I believe either solution will make it clear that “Two and a Half Men” has NEVER been about Charlie Sheen. Essentially, he’s as integral to the show as the piano that sits in Charlie Harper’s living room.

Whatever happens going forward, please keep up the great work, Mr. Lorre. Not only do my partner Eric and I enjoy watching every show you’ve produced – all the way from “Grace Under Fire” to “Mike and Molly” – your vanity cards are the highlight of our week. (Thank goodness for the DVR and the Internet!)

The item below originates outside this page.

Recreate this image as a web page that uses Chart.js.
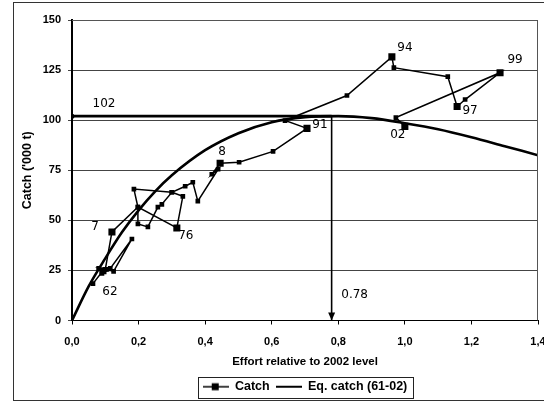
<!DOCTYPE html>
<html>
<head>
<meta charset="utf-8">
<script src="https://cdn.jsdelivr.net/npm/chart.js@4.4.1/dist/chart.umd.min.js"></script>
<style>
  html, body { margin: 0; padding: 0; background: #fff; }
  #c { display: block; }
</style>
</head>
<body>
<canvas id="c" width="544" height="403"></canvas>
<script>
// Yearly catch ('000 t) against fishing effort relative to the 2002 level
const catchEffort = [0.063, 0.093, 0.080, 0.105, 0.125, 0.180, 0.115, 0.090, 0.100, 0.120,
                     0.198, 0.186, 0.300, 0.333, 0.315, 0.198, 0.198, 0.228, 0.258, 0.270,
                     0.300, 0.340, 0.363, 0.378, 0.439, 0.420, 0.445, 0.502, 0.604, 0.706,
                     0.640, 0.826, 0.961, 0.967, 1.129, 1.157, 1.181, 1.286, 0.973, 1.000];
const catchTonnes = [18.4, 24.8, 26.0, 25.5, 24.5, 40.7, 26.0, 23.5, 25.5, 44.2,
                     56.6, 65.6, 64.0, 62.0, 46.2, 56.6, 48.2, 46.7, 56.6, 58.0,
                     64.0, 67.0, 69.0, 59.6, 75.5, 73.0, 78.5, 79.0, 84.4, 95.9,
                     99.8, 112.3, 131.6, 126.2, 121.7, 106.8, 110.3, 123.7, 101.3, 96.9];
const catchYearTags = ['', '62', '', '', '', '', '', '', '', '7',
                       '', '', '', '', '76', '', '', '', '', '',
                       '', '', '', '', '', '', '8', '', '', '91',
                       '', '', '94', '', '', '97', '', '99', '', '02'];

// Equilibrium catch curve (fitted over 1961-02)
const eqEffort = [0, 0.05, 0.10, 0.15, 0.20, 0.25, 0.30, 0.40, 0.50, 0.60, 0.70, 0.80, 0.90, 1.00, 1.10, 1.20, 1.30, 1.40];
const eqCatch  = [0, 17.0, 31.0, 44.0, 55.0, 64.5, 72.5, 85.0, 93.5, 99.0, 101.5, 102.0, 101.0, 98.5, 95.5, 91.5, 87.0, 82.5];

// Maximum equilibrium catch and the effort that gives it
const msyCatch = 102;
const msyEffort = 0.78;
const msyCatchLabel = '102';
const msyEffortLabel = '0.78';

// Axis tick labels
const xTickLabels = ['0,0', '0,2', '0,4', '0,6', '0,8', '1,0', '1,2', '1,4'];
const yTickLabels = ['0', '25', '50', '75', '100', '125', '150'];

// Where each year tag sits relative to its marker (px)
const tagOffsets = {
  '62': [7, 21], '7': [-17, -5], '76': [9, 8], '8': [2, -11], '91': [13, -4],
  '94': [13, -9], '97': [13, 4], '99': [15, -13], '02': [-7, 8]
};

const FONT = "'Liberation Sans', Arial, sans-serif";
const LABEL_FONT = "12px 'DejaVu Sans', sans-serif";

// Legend icons: line with a square marker, and a plain line
function makeIcon(withMarker) {
  const cv = document.createElement('canvas');
  cv.width = 26; cv.height = 10;
  const g = cv.getContext('2d');
  g.strokeStyle = '#000';
  g.lineWidth = withMarker ? 1.5 : 2;
  g.beginPath(); g.moveTo(0, 5); g.lineTo(26, 5); g.stroke();
  if (withMarker) { g.fillStyle = '#000'; g.fillRect(9, 1.5, 7, 7); }
  return cv;
}
const legendIcons = [makeIcon(true), makeIcon(false)];

// Centre the legend under the plot area rather than the whole canvas
const legendUnderPlot = {
  id: 'legendUnderPlot',
  afterLayout(chart) {
    const lg = chart.legend;
    if (!lg) return;
    const a = chart.chartArea;
    const shift = (a.left + a.right) / 2 - (lg.left + lg.right) / 2;
    lg.left += shift;
    lg.right += shift;
  }
};

const decorations = {
  id: 'decorations',
  afterDraw(chart) {
    const { ctx, chartArea: a, scales: { x, y } } = chart;
    ctx.save();

    // outer frame
    ctx.strokeStyle = '#333';
    ctx.lineWidth = 1;
    ctx.strokeRect(13.5, 2.5, 545, 398);

    // plot box: top and right edges
    ctx.strokeStyle = '#555';
    ctx.beginPath();
    ctx.moveTo(a.left, a.top + 0.5);
    ctx.lineTo(a.right - 0.5, a.top + 0.5);
    ctx.lineTo(a.right - 0.5, a.bottom);
    ctx.stroke();

    // arrow head at the foot of the effort line
    const ax = x.getPixelForValue(msyEffort);
    const ay = y.getPixelForValue(0);
    ctx.fillStyle = '#000';
    ctx.beginPath();
    ctx.moveTo(ax, ay);
    ctx.lineTo(ax - 3.5, ay - 8);
    ctx.lineTo(ax + 3.5, ay - 8);
    ctx.closePath();
    ctx.fill();

    // year tags on the catch series
    ctx.font = LABEL_FONT;
    ctx.textAlign = 'center';
    ctx.textBaseline = 'middle';
    ctx.fillStyle = '#000';
    const pts = chart.getDatasetMeta(0).data;
    catchYearTags.forEach((t, i) => {
      if (!t) return;
      const off = tagOffsets[t] || [10, -8];
      ctx.fillText(t, pts[i].x + off[0], pts[i].y + off[1]);
    });

    // reference values
    ctx.fillText(msyCatchLabel, x.getPixelForValue(0) + 32, y.getPixelForValue(msyCatch) - 12);
    ctx.fillText(msyEffortLabel, ax + 23, ay - 26);

    // legend frame
    const boxes = chart.legend.legendHitBoxes;
    if (boxes && boxes.length) {
      const l = Math.min(...boxes.map(b => b.left)) - 5;
      const r = Math.max(...boxes.map(b => b.left + b.width)) + 5;
      const t = Math.min(...boxes.map(b => b.top)) - 4;
      const bt = Math.max(...boxes.map(b => b.top + b.height)) + 4;
      ctx.strokeStyle = '#222';
      ctx.lineWidth = 1;
      ctx.strokeRect(Math.round(l) + 0.5, Math.round(t) + 0.5, Math.round(r - l), Math.round(bt - t));
    }
    ctx.restore();
  }
};

new Chart(document.getElementById('c'), {
  type: 'line',
  data: {
    datasets: [
      {
        label: 'Catch',
        data: catchEffort.map((e, i) => ({ x: e, y: catchTonnes[i] })),
        borderColor: '#000',
        backgroundColor: '#000',
        borderWidth: 1.5,
        pointStyle: 'rect',
        pointRadius: ctx => (catchYearTags[ctx.dataIndex] ? 5 : 3.3),
        pointBackgroundColor: '#000',
        pointBorderWidth: 0,
        tension: 0
      },
      {
        label: 'Eq. catch (61-02)',
        data: eqEffort.map((e, i) => ({ x: e, y: eqCatch[i] })),
        borderColor: '#000',
        borderWidth: 2.6,
        pointRadius: 0,
        cubicInterpolationMode: 'monotone'
      },
      {
        label: 'msy-catch',
        data: [{ x: 0, y: msyCatch }, { x: msyEffort, y: msyCatch }],
        borderColor: '#000',
        borderWidth: 2.6,
        pointRadius: [2.5, 0],
        pointBackgroundColor: '#000',
        pointBorderWidth: 0
      },
      {
        label: 'msy-effort',
        data: [{ x: msyEffort, y: msyCatch }, { x: msyEffort, y: 0 }],
        borderColor: '#000',
        borderWidth: 1.6,
        pointRadius: 0
      }
    ]
  },
  options: {
    responsive: false,
    animation: false,
    devicePixelRatio: 1,
    layout: { padding: { top: 20, right: 6, left: 0, bottom: 0 } },
    scales: {
      x: {
        type: 'linear',
        min: 0, max: 1.4,
        afterFit(s) { s.height = 54; s.paddingLeft = 0; s.paddingRight = 0; },
        ticks: {
          stepSize: 0.2,
          padding: 11,
          maxRotation: 0,
          autoSkip: false,
          color: '#000',
          font: { family: FONT, size: 11, weight: 'bold' },
          callback: (v, i) => xTickLabels[i]
        },
        grid: { drawOnChartArea: false, tickLength: 4, color: '#000' },
        border: { color: '#000', width: 1 },
        title: {
          display: true,
          text: 'Effort relative to 2002 level',
          color: '#000',
          font: { family: FONT, size: 11.5, weight: 'bold' },
          padding: { top: 0, bottom: 6 }
        }
      },
      y: {
        min: 0, max: 150,
        afterFit(s) { s.width = 72; },
        ticks: {
          stepSize: 25,
          padding: 7,
          color: '#000',
          font: { family: FONT, size: 11, weight: 'bold' },
          callback: (v, i) => yTickLabels[i]
        },
        grid: { color: '#444', lineWidth: 1, tickLength: 4 },
        border: { color: '#000', width: 2 },
        title: {
          display: true,
          text: "Catch ('000 t)",
          color: '#000',
          font: { family: FONT, size: 12.5, weight: 'bold' },
          padding: { top: 20, bottom: 0 }
        }
      }
    },
    plugins: {
      legend: {
        position: 'bottom',
        labels: {
          usePointStyle: true,
          pointStyleWidth: 26,
          padding: 6,
          color: '#000',
          font: { family: FONT, size: 12.5, weight: 'bold' },
          filter: item => item.datasetIndex < 2,
          generateLabels(chart) {
            const items = Chart.defaults.plugins.legend.labels.generateLabels(chart);
            items.forEach(it => { it.pointStyle = legendIcons[it.datasetIndex] || 'line'; });
            return items;
          }
        }
      },
      tooltip: { enabled: false }
    }
  },
  plugins: [legendUnderPlot, decorations]
});
</script>
</body>
</html>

Sincerely, a true fan of well-written and brilliantly acted situation comedy,

Jim Otey

Charlie Sheen and Muammar Muhammad al-Gaddafi: Separated at birth? (BTW, this machete was reportedly given to Sheen by an executive at Live Nation. Yep. THAT Live Nation - the company that joined forces with Ticketmaster and is now raping concert fans across the nation with absurd ticket prices and mysterious add-on fees.)
So there you have it, a way to pull concerned citizens across the nation out of the clutches of – if national and local news coverage is any indication – what is apparently the most compelling news story since the Lindbergh baby kidnapping.

     “Fame is a bee. It has a song. It has a sting. Ah, too, it has a wing.” – Emily Dickinson

You kids go outside and get some fresh air! But before you do, bring Dad another martini.